THE DATA:
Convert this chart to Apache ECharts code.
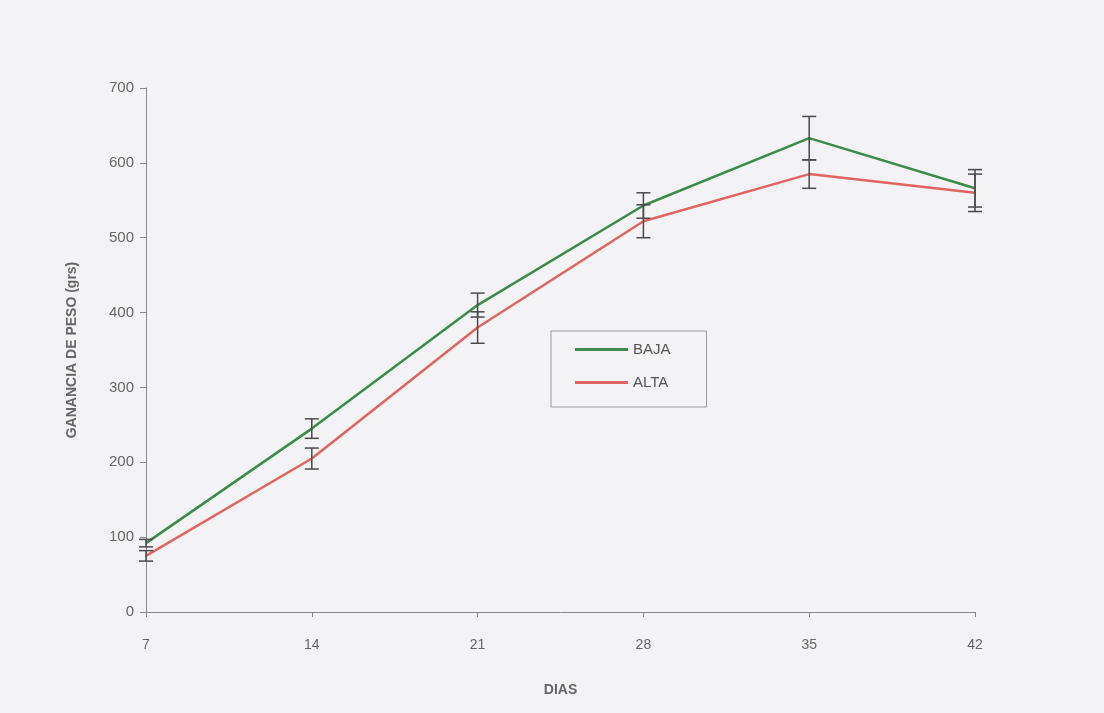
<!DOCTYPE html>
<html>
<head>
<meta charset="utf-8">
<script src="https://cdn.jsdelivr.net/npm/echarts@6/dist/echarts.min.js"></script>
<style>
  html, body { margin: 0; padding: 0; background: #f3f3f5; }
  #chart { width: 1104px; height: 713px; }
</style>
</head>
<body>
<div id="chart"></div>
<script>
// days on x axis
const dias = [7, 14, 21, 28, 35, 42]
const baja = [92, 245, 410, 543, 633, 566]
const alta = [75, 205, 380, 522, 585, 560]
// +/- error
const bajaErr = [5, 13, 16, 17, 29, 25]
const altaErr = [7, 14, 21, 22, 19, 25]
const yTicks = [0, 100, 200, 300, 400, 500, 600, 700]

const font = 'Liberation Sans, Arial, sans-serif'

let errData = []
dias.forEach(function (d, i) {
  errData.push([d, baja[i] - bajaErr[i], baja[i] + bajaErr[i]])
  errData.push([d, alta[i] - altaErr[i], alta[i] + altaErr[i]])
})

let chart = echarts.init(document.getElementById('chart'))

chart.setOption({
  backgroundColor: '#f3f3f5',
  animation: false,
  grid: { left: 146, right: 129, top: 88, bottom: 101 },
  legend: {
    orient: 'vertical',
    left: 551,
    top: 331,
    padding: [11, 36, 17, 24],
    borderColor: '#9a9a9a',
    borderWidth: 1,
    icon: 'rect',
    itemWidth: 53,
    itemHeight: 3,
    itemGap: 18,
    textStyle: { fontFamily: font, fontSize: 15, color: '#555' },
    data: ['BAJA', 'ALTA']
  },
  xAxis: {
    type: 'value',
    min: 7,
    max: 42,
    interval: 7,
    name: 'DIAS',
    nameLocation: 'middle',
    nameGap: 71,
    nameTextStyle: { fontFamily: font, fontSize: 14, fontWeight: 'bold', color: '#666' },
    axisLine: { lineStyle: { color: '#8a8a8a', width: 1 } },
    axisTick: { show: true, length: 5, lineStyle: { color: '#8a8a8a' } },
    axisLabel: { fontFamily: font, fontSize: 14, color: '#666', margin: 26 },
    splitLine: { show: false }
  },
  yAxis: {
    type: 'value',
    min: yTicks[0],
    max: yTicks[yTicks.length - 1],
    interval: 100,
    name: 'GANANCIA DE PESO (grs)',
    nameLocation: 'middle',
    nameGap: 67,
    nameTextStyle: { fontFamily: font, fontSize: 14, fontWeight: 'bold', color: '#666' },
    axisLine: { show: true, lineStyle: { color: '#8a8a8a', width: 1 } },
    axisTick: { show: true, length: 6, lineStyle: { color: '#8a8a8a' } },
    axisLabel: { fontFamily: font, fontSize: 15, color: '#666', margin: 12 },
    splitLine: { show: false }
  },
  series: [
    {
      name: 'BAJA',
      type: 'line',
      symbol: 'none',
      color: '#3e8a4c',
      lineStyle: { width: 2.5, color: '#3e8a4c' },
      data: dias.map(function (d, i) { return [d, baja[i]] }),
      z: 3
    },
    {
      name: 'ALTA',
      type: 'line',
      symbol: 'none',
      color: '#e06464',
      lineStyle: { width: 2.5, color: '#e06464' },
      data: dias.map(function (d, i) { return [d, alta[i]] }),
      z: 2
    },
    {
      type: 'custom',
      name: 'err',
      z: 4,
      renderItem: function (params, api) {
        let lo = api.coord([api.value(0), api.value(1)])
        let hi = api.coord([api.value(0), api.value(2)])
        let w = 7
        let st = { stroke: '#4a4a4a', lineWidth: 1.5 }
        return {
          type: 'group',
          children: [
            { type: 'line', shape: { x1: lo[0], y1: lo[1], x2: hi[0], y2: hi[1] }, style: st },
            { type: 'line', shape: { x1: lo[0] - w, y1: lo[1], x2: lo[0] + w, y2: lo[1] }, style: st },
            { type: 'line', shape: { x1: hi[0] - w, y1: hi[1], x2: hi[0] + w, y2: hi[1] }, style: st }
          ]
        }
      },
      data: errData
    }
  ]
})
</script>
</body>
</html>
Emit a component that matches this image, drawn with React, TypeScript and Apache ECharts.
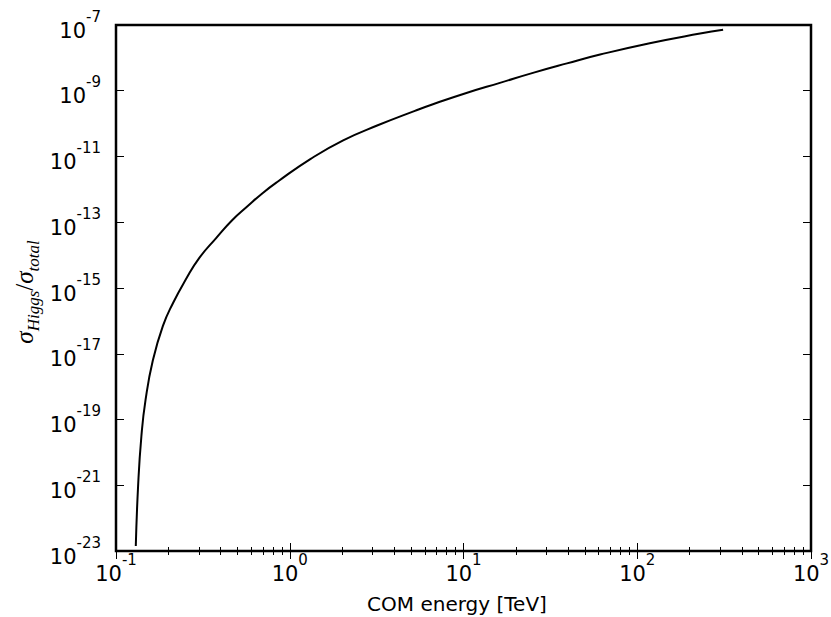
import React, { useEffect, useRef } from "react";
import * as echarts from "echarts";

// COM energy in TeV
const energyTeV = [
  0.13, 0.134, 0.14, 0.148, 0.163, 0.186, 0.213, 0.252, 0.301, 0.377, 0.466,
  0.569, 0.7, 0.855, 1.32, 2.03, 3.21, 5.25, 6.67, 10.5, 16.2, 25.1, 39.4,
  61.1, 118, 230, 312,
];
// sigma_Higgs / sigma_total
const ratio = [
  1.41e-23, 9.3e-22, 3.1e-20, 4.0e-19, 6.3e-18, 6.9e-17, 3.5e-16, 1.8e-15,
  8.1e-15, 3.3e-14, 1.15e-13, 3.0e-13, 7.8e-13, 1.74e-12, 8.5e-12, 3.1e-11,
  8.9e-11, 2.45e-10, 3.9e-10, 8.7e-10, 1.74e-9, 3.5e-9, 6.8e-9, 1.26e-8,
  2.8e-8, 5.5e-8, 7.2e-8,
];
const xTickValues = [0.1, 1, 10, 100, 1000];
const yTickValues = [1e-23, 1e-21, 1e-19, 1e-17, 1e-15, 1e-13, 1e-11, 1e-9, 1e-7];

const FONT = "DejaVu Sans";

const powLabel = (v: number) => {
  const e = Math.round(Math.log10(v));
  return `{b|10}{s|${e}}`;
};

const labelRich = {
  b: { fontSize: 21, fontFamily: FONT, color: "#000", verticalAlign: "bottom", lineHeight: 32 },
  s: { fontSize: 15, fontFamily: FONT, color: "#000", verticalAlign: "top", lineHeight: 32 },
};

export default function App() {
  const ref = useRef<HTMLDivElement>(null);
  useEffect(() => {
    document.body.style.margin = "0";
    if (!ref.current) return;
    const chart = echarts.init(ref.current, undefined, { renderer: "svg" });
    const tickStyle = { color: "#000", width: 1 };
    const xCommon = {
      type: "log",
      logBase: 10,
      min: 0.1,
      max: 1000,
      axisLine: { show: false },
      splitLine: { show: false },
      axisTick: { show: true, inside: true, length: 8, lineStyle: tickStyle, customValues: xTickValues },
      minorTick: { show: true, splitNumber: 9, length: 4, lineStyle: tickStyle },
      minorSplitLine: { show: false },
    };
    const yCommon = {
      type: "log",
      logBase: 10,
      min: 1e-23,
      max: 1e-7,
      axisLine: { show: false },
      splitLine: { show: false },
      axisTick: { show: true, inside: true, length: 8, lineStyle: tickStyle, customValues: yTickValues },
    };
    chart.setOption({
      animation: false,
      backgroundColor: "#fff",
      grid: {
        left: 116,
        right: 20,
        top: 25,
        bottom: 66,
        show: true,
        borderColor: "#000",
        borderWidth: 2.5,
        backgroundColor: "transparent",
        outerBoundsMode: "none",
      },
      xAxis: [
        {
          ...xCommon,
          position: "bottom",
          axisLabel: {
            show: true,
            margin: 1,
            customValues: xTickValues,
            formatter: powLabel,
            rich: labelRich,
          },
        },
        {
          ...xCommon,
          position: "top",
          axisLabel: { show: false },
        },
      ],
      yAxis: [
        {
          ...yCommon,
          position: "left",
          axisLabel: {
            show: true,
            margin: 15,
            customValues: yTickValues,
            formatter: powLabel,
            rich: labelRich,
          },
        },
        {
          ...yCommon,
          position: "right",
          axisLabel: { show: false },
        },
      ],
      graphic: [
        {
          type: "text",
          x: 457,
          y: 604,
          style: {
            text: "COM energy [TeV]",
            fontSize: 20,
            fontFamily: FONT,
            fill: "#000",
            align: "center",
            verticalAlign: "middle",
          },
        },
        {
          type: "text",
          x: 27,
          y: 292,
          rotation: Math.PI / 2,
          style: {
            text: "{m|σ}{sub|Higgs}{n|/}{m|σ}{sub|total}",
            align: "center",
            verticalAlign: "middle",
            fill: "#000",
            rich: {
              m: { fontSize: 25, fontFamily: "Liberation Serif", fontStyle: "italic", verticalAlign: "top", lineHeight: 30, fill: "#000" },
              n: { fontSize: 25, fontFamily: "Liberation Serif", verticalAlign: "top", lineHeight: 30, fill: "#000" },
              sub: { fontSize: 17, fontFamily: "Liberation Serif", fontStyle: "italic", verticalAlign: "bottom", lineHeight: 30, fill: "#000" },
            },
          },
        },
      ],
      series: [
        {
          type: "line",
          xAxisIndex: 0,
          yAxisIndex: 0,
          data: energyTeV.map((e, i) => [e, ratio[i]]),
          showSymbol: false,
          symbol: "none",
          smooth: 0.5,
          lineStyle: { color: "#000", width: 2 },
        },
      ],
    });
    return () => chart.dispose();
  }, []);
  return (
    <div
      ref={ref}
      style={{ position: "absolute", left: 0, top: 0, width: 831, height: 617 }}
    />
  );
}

WORK REQUIRED:
Your task is to return the lines above, from the first one up to and including the line containing "let chart = echarts.init(document.getElementById('chart'))", minus any pictures.

REPLY TO THE TASK:
Convert this chart to Apache ECharts code.
<!DOCTYPE html>
<html>
<head>
<meta charset="utf-8">
<script src="https://cdn.jsdelivr.net/npm/echarts@6/dist/echarts.min.js"></script>
<style>
  html, body { margin: 0; padding: 0; background: #f3f3f5; }
  #chart { width: 1104px; height: 713px; }
</style>
</head>
<body>
<div id="chart"></div>
<script>
// days on x axis
const dias = [7, 14, 21, 28, 35, 42]
const baja = [92, 245, 410, 543, 633, 566]
const alta = [75, 205, 380, 522, 585, 560]
// +/- error
const bajaErr = [5, 13, 16, 17, 29, 25]
const altaErr = [7, 14, 21, 22, 19, 25]
const yTicks = [0, 100, 200, 300, 400, 500, 600, 700]

const font = 'Liberation Sans, Arial, sans-serif'

let errData = []
dias.forEach(function (d, i) {
  errData.push([d, baja[i] - bajaErr[i], baja[i] + bajaErr[i]])
  errData.push([d, alta[i] - altaErr[i], alta[i] + altaErr[i]])
})

let chart = echarts.init(document.getElementById('chart'))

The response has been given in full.